Minutes 1–2: Frame the problem. State the two core constraints (instant map search and correct listing state). Mention the scale: 110+ million properties, hundreds of heterogeneous data sources, sub-200 ms map latency targets.
Minutes 2–4: Narrate the request flow. Viewport query hits the spatial index for candidate IDs, then a batch call fetches authoritative listing details. Explain two-phase retrieval and why it matters for performance. Sketch the API surface quickly.
Minutes 4–5: Data model and service boundaries. Property identity vs. listing life cycle. Geospatial search service, listing service, ingestion platform, event bus. Each service exists because of a specific constraint.
Minutes 5–6: Ingestion and data integrity. Address normalization, entity resolution, source-precedence conflict resolution, provenance, and backfills. This is where you demonstrate depth that separates you from candidates who treat Zillow as a simple CRUD app.
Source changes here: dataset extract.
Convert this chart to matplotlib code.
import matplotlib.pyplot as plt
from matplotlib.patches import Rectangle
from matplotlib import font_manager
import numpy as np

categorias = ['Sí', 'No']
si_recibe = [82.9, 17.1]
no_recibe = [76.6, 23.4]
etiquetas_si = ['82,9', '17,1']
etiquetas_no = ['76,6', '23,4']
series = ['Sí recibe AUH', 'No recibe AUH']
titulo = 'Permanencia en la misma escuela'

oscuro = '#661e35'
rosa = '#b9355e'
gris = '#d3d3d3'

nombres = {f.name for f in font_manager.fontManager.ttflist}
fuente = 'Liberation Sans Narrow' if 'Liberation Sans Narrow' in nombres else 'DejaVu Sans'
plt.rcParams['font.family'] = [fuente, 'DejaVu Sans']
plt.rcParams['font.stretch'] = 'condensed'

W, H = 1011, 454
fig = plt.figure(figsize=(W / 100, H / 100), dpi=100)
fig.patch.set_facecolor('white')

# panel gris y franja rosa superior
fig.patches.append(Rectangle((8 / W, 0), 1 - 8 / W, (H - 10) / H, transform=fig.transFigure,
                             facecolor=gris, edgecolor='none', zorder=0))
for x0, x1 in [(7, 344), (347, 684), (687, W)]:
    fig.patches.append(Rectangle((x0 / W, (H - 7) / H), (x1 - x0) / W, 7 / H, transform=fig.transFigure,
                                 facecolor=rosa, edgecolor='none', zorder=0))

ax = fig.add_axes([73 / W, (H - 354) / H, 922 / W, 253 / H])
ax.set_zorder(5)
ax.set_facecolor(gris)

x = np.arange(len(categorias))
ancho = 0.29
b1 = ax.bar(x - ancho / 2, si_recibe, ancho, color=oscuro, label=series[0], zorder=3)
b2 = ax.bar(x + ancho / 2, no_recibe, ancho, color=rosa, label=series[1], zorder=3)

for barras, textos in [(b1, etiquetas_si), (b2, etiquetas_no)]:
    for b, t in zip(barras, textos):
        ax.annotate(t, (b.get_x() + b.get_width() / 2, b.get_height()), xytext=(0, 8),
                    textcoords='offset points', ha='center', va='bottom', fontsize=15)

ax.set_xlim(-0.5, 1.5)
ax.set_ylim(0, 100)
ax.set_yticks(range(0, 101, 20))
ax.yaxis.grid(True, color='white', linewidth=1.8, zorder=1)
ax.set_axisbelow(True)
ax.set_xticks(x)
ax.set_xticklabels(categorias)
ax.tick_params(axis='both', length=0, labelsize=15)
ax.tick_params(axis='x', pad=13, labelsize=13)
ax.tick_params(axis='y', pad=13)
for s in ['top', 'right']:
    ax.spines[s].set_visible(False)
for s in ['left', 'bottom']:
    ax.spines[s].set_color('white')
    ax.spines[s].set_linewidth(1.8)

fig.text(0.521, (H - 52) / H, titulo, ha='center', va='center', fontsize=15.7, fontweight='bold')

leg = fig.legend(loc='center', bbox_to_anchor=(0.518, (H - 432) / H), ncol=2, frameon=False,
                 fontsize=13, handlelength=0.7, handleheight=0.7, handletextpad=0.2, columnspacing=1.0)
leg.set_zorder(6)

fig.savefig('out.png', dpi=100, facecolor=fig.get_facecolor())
Minutes 6–7: Caching, invalidation, and Zestimate. Cache tiles aggressively. Use event-driven invalidation for status and price. Zestimate runs offline and publishes versioned pricing artifacts.
Minutes 7–8: Failure modes and trade-offs. Hot tiles, index lag, identity drift, transactional correctness. Name the mitigation for each. Close with observability: SLIs, dashboards, alerting thresholds.
After walking through the reasoning, a quick mental checklist confirms coverage:
- Viewport to spatial index candidates to filter/rank to batch listing fetch
- Map index is derived and rebuildable. Listing database is canonical and auditable
- Ingestion handles identity, provenance, conflict resolution, and safe backfills
- Tile caches are aggressive. Status and price caches use strict invalidation or short TTLs
- Zestimate runs offline/nearline and publishes versioned outputs safely
- Top failure modes named with concrete mitigations
Real-world context: Zillow interviewers have noted in public forums that candidates who cover ingestion quality and data integrity in addition to the spatial search component consistently receive “strong hire” ratings. Many candidates nail the map search but treat ingestion as an opaque system, which caps their score at “hire” rather than “strong hire.”
Conclusion#
A Zillow system design interview rewards candidates who treat the problem as what it actually is: a geospatial search system operating at massive scale, tightly coupled with a data integrity platform that must earn user trust through correctness, auditability, and controlled freshness. The architecture that emerges from these constraints, a fast derived map index separated from a canonical listing store, connected by event-driven invalidation and fed by a rigorous ingestion pipeline, is both technically sound and specific to Zillow’s domain.
The future of real estate platforms will push these constraints further. Real-time market signals, increasingly sophisticated automated valuations, 3D property models, and tighter integration with mortgage and title systems will demand even more sophisticated data pipelines and lower latency budgets. The architectural principles covered here, two-phase retrieval, provenance-aware ingestion, event-driven consistency, and controlled pipeline publication, will remain the foundation even as the surface area grows.
Design for the constraints that matter, narrate trade-offs in plain language, and show that you have thought about what happens when the system breaks. That is what turns a system design interview into a strong hire signal.